Metaphoric Design

Richard Pflum

 

 

Nature voices concern in the screech of an owl under

boards of this huge shambled barn now ready for burning.

It is a shame, we all agree as we light the kindling,

consider the initial building, how even an architect may

have been consulted with his healthy fee for such a large

structure. While the labor involved must have bruised

many hands and the finances too were no small consideration.

 

Is there any indication of some grand schema in scrolls

found in the caves along ancient seas or under

Brother Jack’s typewriter table in Lowell, Massachusetts,

not to mention the Mandelbrot figures bloodily scratched

into the walls of mental hospitals by unknown

patient-artists? Perhaps it is a matter of recurring 

cycles that sometimes don’t occur or a vibrating string

conducted by flame-haired God and strummed by

a cosmic wind. Would it matter to God or the wind

who or what took credit or played the encore? The stars

drift out among our eyes, ball bearings and a basaltic mantle

clear our secular vision as variety becomes the salt and

not the spice.
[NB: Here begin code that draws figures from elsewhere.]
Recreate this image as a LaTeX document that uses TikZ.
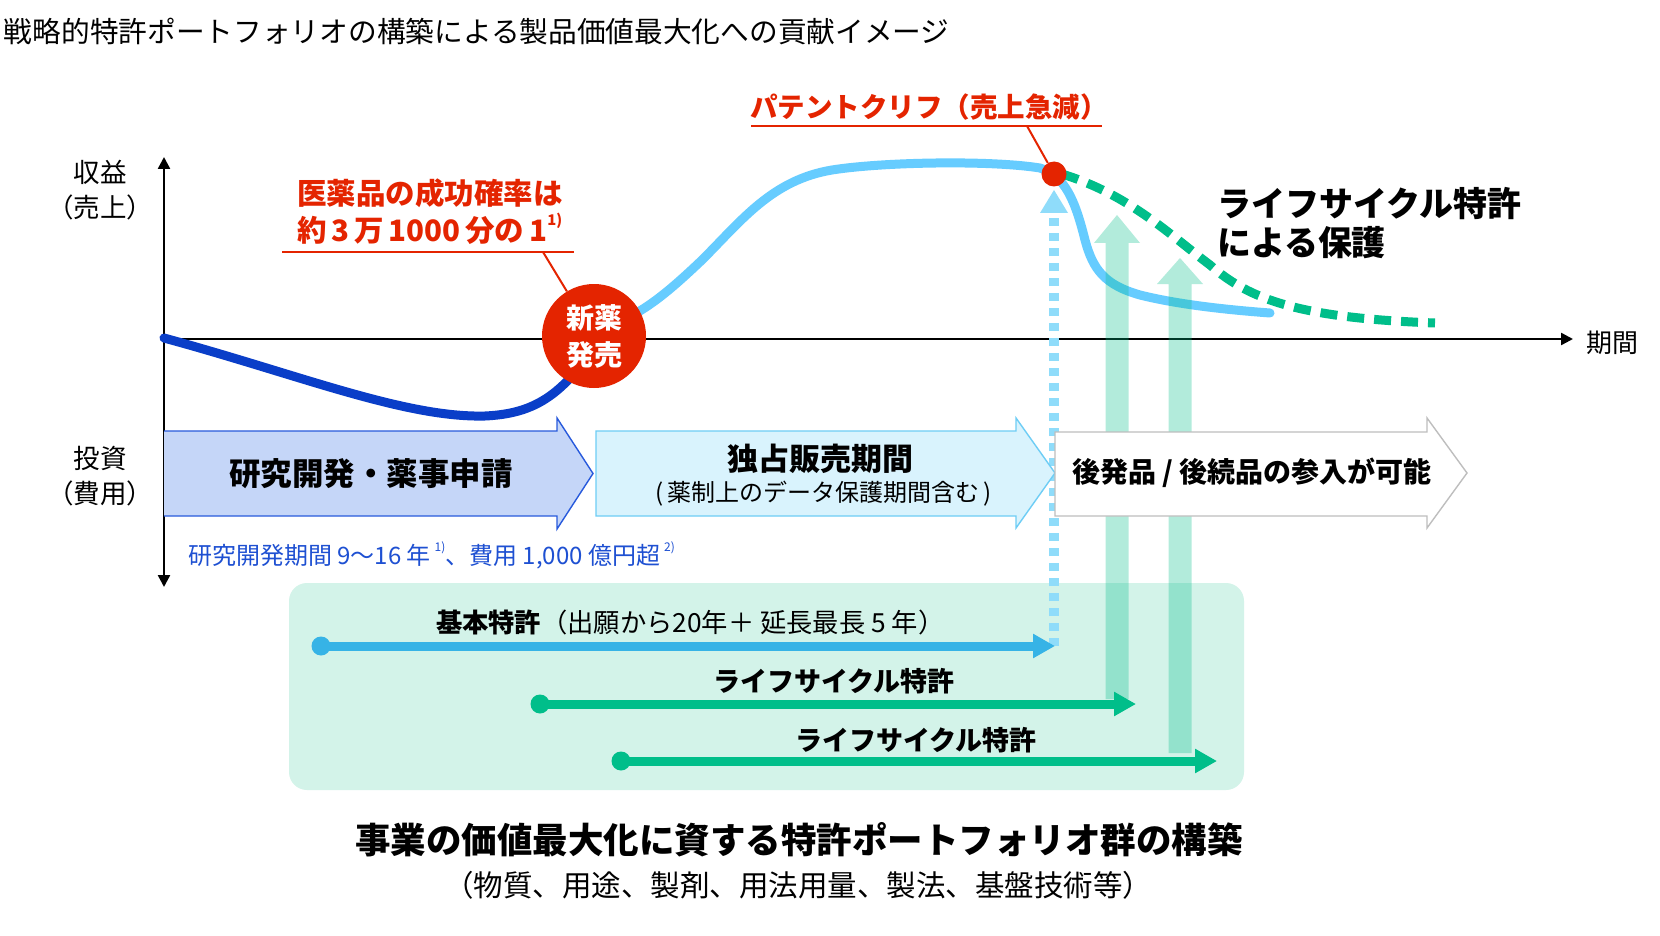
\documentclass[tikz,border=0pt]{standalone}
\usepackage{fontspec}
\setmainfont{Noto Sans CJK JP}
\usetikzlibrary{arrows.meta}
\definecolor{redc}{RGB}{228,36,0}
\definecolor{darkblue}{RGB}{10,62,200}
\definecolor{skyline}{RGB}{102,204,255}
\definecolor{greenc}{RGB}{0,190,138}
\definecolor{basicblue}{RGB}{54,179,230}
\definecolor{dotblue}{RGB}{143,220,250}
\definecolor{boxgreen}{RGB}{211,243,233}
\definecolor{rdfill}{RGB}{197,214,248}
\definecolor{rdline}{RGB}{40,90,220}
\definecolor{exfill}{RGB}{217,243,253}
\definecolor{exline}{RGB}{110,205,245}
\definecolor{genline}{RGB}{190,190,190}
\definecolor{noteblue}{RGB}{30,80,210}
\newcommand{\fs}[2]{\fontsize{#1}{#2}\selectfont}
\newcommand{\supnote}[1]{\raisebox{0.55em}{\scalebox{0.5}{#1}}}
\begin{document}
\begin{tikzpicture}[x=1pt,y=-1pt,
  txt/.style={inner sep=0pt, outer sep=0pt},
  axisline/.style={line width=2.5pt, black},
  curveline/.style={line width=9pt, line cap=round},
  redlink/.style={redc, line width=2pt},
  patentarrow/.style={line width=9pt, -{Triangle[length=22pt,width=23pt]}},
  startdot/.style={circle, inner sep=0pt, minimum size=19pt},
  phasebox/.style={line width=1.4pt},
  uparrow/.style={greenc, opacity=0.3}
]
\useasboundingbox (0,0) rectangle (1660,936);
\fill[white] (0,0) rectangle (1660,936);

% background box for patents
\fill[boxgreen, rounded corners=18pt] (289,583) rectangle (1244,790);

% axes
\coordinate (ytop) at (164,157);
\coordinate (ybot) at (164,587);
\coordinate (xorig) at (164,339);
\coordinate (xend) at (1573,339);
\draw[axisline, {Triangle[length=12pt,width=12pt]}-{Triangle[length=12pt,width=12pt]}] (ybot) -- (ytop);
\draw[axisline, -{Triangle[length=12pt,width=12pt]}] (xorig) -- (xend);

% curves
\draw[curveline, darkblue] (164,338) .. controls (300,375) and (405,418) .. (485,416)
   .. controls (528,414) and (555,400) .. (585,360);
\draw[curveline, skyline] (600,330) .. controls (640,315) and (662,298) .. (702,260)
   .. controls (742,220) and (772,180) .. (832,170)
   .. controls (882,162) and (990,160) .. (1040,168)
   .. controls (1065,176) and (1075,200) .. (1085,240)
   .. controls (1093,270) and (1105,285) .. (1140,295)
   .. controls (1180,305) and (1230,310) .. (1270,313);
\draw[line width=9pt, greenc, dash pattern=on 17pt off 10pt] (1062,174) .. controls (1130,195) and (1170,235) .. (1210,265)
   .. controls (1250,300) and (1300,318) .. (1435,323);

% annotation connectors
\coordinate (u1a) at (282,252);
\coordinate (u1b) at (574,252);
\coordinate (u1c) at (543,252);
\coordinate (u2a) at (751,126);
\coordinate (u2b) at (1102,126);
\coordinate (u2c) at (1027,126);
\node[circle, fill=redc, inner sep=0pt, minimum size=104pt] (launch) at (594,336) {};
\node[circle, fill=redc, inner sep=0pt, minimum size=25pt] (cliff) at (1054,174) {};
\draw[redlink] (u1a) -- (u1b);
\draw[redlink] (u1c) -- (launch);
\draw[redlink] (u2a) -- (u2b);
\draw[redlink] (u2c) -- (cliff);

% dotted vertical arrow from basic patent end
\coordinate (bpe) at (1055,646);
\coordinate (dothead) at (1054,213);
\draw[dotblue, line width=10pt, dash pattern=on 8pt off 7pt] (1054,646) -- (dothead);
\fill[dotblue] (1040,213) -- (1054,190) -- (1068,213) -- cycle;

% translucent green upward arrows
\fill[uparrow] (1105.5,699) -- (1105.5,243) -- (1094,243) -- (1117,215) -- (1140,243) -- (1128.5,243) -- (1128.5,699) -- cycle;
\fill[uparrow] (1168.5,753) -- (1168.5,284) -- (1157,284) -- (1180,258) -- (1203,284) -- (1191.5,284) -- (1191.5,753) -- cycle;

% phase arrows
\fill[rdfill] (164,431) -- (557,431) -- (557,418) -- (593,473.5) -- (557,529) -- (557,516) -- (164,516) -- cycle;
\draw[phasebox, rdline] (164,431) -- (557,431) -- (557,418) -- (593,473.5) -- (557,529) -- (557,516) -- (164,516);
\draw[phasebox, exline, fill=exfill] (596,431) -- (1016,431) -- (1016,418) -- (1055,473) -- (1016,528) -- (1016,516) -- (596,516) -- cycle;
\draw[phasebox, genline, fill=white] (1055,432) -- (1427,432) -- (1427,418) -- (1467,473) -- (1427,528) -- (1427,516) -- (1055,516) -- cycle;

% patent arrows
\node[startdot, fill=basicblue] (bp0) at (321,646) {};
\draw[patentarrow, basicblue] (bp0.center) -- (bpe);
\coordinate (lc1e) at (1136,704);
\node[startdot, fill=greenc] (lc10) at (540,704) {};
\draw[patentarrow, greenc] (lc10.center) -- (lc1e);
\coordinate (lc2e) at (1217,761);
\node[startdot, fill=greenc] (lc20) at (621,761) {};
\draw[patentarrow, greenc] (lc20.center) -- (lc2e);

% texts
\node[txt, anchor=west, font=\fs{28.7}{34}] (title) at (4,32) {戦略的特許ポートフォリオの構築による製品価値最大化への貢献イメージ};
\node[txt, align=center, font=\fs{26.5}{35}] (rev) at (100,190) {収益\\（売上）};
\node[txt, align=center, font=\fs{26.5}{35}] (inv) at (100,476) {投資\\（費用）};
\node[txt, anchor=west, font=\fs{26}{30}] (period) at (1586,343) {期間};
\node[txt, anchor=west, align=left, text=redc, font=\bfseries\fs{29.5}{37}] (rate) at (297,212) {医薬品の成功確率は\\約\,3\,万\,1000\,分の\,1\supnote{1)}};
\node[txt, anchor=west, text=redc, font=\bfseries\fs{27.5}{34}] (cliftxt) at (750,107) {パテントクリフ（売上急減）};
\node[txt, align=center, text=white, font=\bfseries\fs{28}{37}] at (launch) {新薬\\発売};
\node[txt, anchor=west, align=left, font=\bfseries\fs{34}{39}] (lcp) at (1217,223) {ライフサイクル特許\\による保護};
\node[txt, font=\bfseries\fs{31.5}{36}] (rdtxt) at (371,474) {研究開発・薬事申請};
\node[txt, font=\bfseries\fs{31}{36}] (extxt) at (820,459) {独占販売期間};
\node[txt, font=\fs{24}{28}] (exsub) at (824,494) {(\,薬制上のデータ保護期間含む\,)};
\node[txt, font=\bfseries\fs{28}{34}] (gentxt) at (1252,473) {後発品 / 後続品の参入が可能};
\node[txt, anchor=west, text=noteblue, font=\fs{24}{28}] (note) at (188,555) {研究開発期間 9～16 年\,\supnote{1)}、費用 1,000 億円超\,\supnote{2)}};
\node[txt, anchor=west, font=\fs{26.3}{30}] (bptxt) at (436,622) {\textbf{基本特許}（出願から20年＋ 延長最長 5 年）};
\node[txt, font=\bfseries\fs{27}{32}] (lc1txt) at (834,681) {ライフサイクル特許};
\node[txt, font=\bfseries\fs{27}{32}] (lc2txt) at (916,740) {ライフサイクル特許};
\node[txt, font=\bfseries\fs{35.5}{42}] (goal) at (799,840) {事業の価値最大化に資する特許ポートフォリオ群の構築};
\node[txt, font=\fs{29.5}{35}] (goalsub) at (798,885) {（物質、用途、製剤、用法用量、製法、基盤技術等）};
\end{tikzpicture}
\end{document}
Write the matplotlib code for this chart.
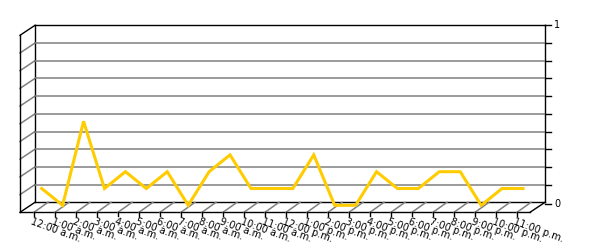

Yes, I am sure there is another reality, even

as a “zero” postulates the number “one”.   This lack of

congruency sways us, for we are simultaneously at

the center of some hot Saturday tub, and also in

cold umbral shadow of the moon, three dark fields away.

  

    


Richard Pflum has published two collections (A Dream of Salt and A Strange Juxtaposition of Parts) and has recorded a CD (Strange Requests).  His poems have appeared in Conceit Magazine, Sparrow, Event, Kayak, The Reaper, The Owe, Flying Island, The Hopewell Review, Ploplop, The Indiana Experience and Bear Crossings.  His most recent chapbooks are The Haunted Refrigerator and Other Poems (Pudding House Publications, 2007) and Listening With Others (The Muse Rules Press, 2007).